Life insurance should be a liquid asset, just like your house or your car. There is roughly $20 trillion of outstanding U.S. life insurance.
Every year, U.S. policyholders waste over $100 billion as a result of lapsing policies that are unneeded or unaffordable. In fact, roughly 80 percent of all whole life insurance lapses. All of this waste translates into pure profit for the insurance companies.
Consumers need an alternative to lapsing life insurance policies. The future of life insurance is a secondary market, where policyholders can realize the cash value of their policy before maturity.
Today, this exists to a mediocre extent: It’s a small industry called life settlements. As an alternative to lapsing or surrendering a policy, life settlements give policyholders the option to sell their policy for an upfront cash payout, thereby recapturing value and turning an expense into an asset.
Today’s life settlement industry
For all the good that life settlements have to offer, the current process is ugly. The standard life settlement transaction can take months to complete and is full of long applications, repeated document signings, and long wait times.
Life settlement brokers often market their services by explaining how complicated the transaction is, creating a need for themselves to act as guides. It’s not a great experience for either the agent or the policyholder.
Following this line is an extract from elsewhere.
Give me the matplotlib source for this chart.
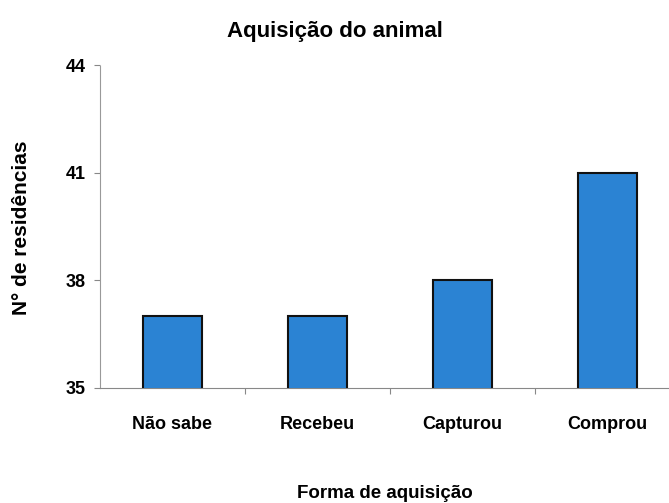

The current process is also opaque — designed to enrich middle men. Life settlements are traded ‘over-the-counter’ in private transactions, facilitated by brokers between the policyholder and buyers. A life settlement broker’s transactional fees can cost the seller as much as 30 percent of the life settlement proceeds.
Because the broker system is not very efficient, sellers can miss the best deals because brokers only have relationships with a limited pool of buyers. Some life settlement brokers even solicit the offers that pay themselves most handsomely, not their clients.